Coin Toss Probability Formula

Example 1: If a coin is tossed thrice, what is the probability of getting at least two tails?

Solution:

When a coin is tossed thrice, the possible outcomes are {HHH, TTT, HHT, HTH, THH, HTT, TTH, THT}

Total number of outcomes is 8.

The number of desired outcomes of getting two tails is {HTT, TTH, THT, TTT}

The count for the number of favorable outcomes is 4.

Thus, the probability of getting at least two tails = \(\frac{Number~of~favorable~outcomes}{Total~number~of~outcomes}\)

= \(\frac{4}{8}\)

= \(\frac{1}{2}\)

The probability of getting at least two tails is \(\frac{1}{2}\).

Example 2: What is the probability of getting at least one heads when two coins are tossed simultaneously?

Solution:

When two coins are tossed, the possible outcomes will be {HH, TT, HT, TH}.

Hence, the total number of possible outcomes = 4

The number of desirable outcomes for getting at least one heads will be {HT, TH} outcomes.

Thus, the number of favorable outcomes = 2

Hence, the probability of getting at least one heads = \(\frac{Number~of~favorable~outcomes}{Total~number~of~outcomes}\)

= \(\frac{2}{4}\)

= \(\frac{1}{2}\)

The probability of getting at least one heads is \(\frac{1}{2}\).

Example 3: What is the probability of getting the same face when a coin is tossed twice?

Solution:

When two coins are tossed, the possible outcomes will be {HH, TT, HT, TH}.

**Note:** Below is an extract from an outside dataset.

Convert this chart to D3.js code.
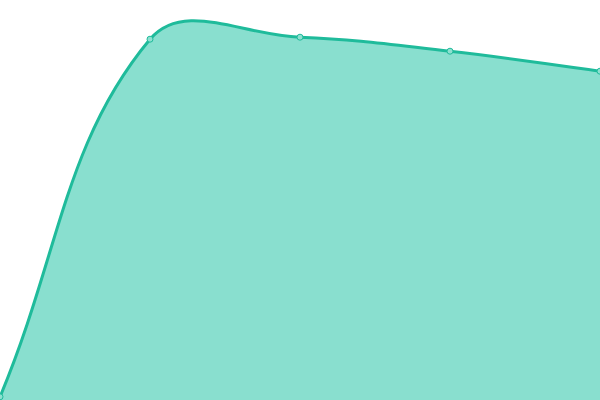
<!DOCTYPE html>
<html>
<head>
<meta charset="utf-8">
<script src="https://cdn.jsdelivr.net/npm/d3@7"></script>
<style>
  html, body { margin: 0; padding: 0; background: #fff; }
  svg { display: block; }
</style>
</head>
<body>
<svg width="600" height="400"></svg>
<script>
// data
var labels = ["A", "B", "C", "D", "E"];
var values = [0.8, 90.2, 90.7, 87.2, 82.2];

var svg = d3.select("svg"),
    width = +svg.attr("width"),
    height = +svg.attr("height");

var x = d3.scalePoint().domain(labels).range([0, width]),
    y = d3.scaleLinear().domain([0, 100]).range([height, 0]);

var pts = labels.map(function (l, i) {
    return [x(l), y(values[i])];
});

// spline like Chart.js (tension 0.4, control points capped to the area)
function splinePath(p, tension, closeTo) {
    var path = d3.path();
    var ctrl = p.map(function (cur, i) {
        var prev = p[i - 1] || cur, next = p[i + 1] || cur;
        var d01 = Math.hypot(cur[0] - prev[0], cur[1] - prev[1]),
            d12 = Math.hypot(next[0] - cur[0], next[1] - cur[1]);
        var s01 = d01 / (d01 + d12), s12 = d12 / (d01 + d12);
        if (isNaN(s01)) s01 = 0;
        if (isNaN(s12)) s12 = 0;
        var fa = tension * s01, fb = tension * s12;
        var cap = function (v, lo, hi) { return Math.max(lo, Math.min(hi, v)); };
        return {
            prev: [cap(cur[0] - fa * (next[0] - prev[0]), 0, width), cap(cur[1] - fa * (next[1] - prev[1]), 0, height)],
            next: [cap(cur[0] + fb * (next[0] - prev[0]), 0, width), cap(cur[1] + fb * (next[1] - prev[1]), 0, height)]
        };
    });
    path.moveTo(p[0][0], p[0][1]);
    for (var i = 1; i < p.length; i++) {
        path.bezierCurveTo(ctrl[i - 1].next[0], ctrl[i - 1].next[1], ctrl[i].prev[0], ctrl[i].prev[1], p[i][0], p[i][1]);
    }
    if (closeTo != null) {
        path.lineTo(p[p.length - 1][0], closeTo);
        path.lineTo(p[0][0], closeTo);
        path.closePath();
    }
    return path.toString();
}

svg.append("path")
    .attr("d", splinePath(pts, 0.4, y(0)))
    .attr("fill", "#89dfcf")
    .attr("stroke", "none");

svg.append("path")
    .attr("d", splinePath(pts, 0.4, null))
    .attr("fill", "none")
    .attr("stroke", "#1fbb9b")
    .attr("stroke-width", 3);

svg.selectAll(".dot")
    .data(pts)
    .enter().append("circle")
    .attr("class", "dot")
    .attr("cx", function (d) { return d[0]; })
    .attr("cy", function (d) { return d[1]; })
    .attr("r", 3)
    .attr("fill", "#8ee0d0")
    .attr("stroke", "#1fbb9b")
    .attr("stroke-width", 1);
</script>
</body>
</html>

Thus, the total number of outcomes = 4

The desirable outcomes of the same face will be {HH, TT}

Number of desirable outcomes = 2

Thus the probability of getting the same face = \(\frac{Number~of~favorable~outcomes}{Total~number~of~outcomes}\)

= \(\frac{2}{4}\)

= \(\frac{1}{2}\)

Thus, the probability of getting the same face is \(\frac{1}{2}\).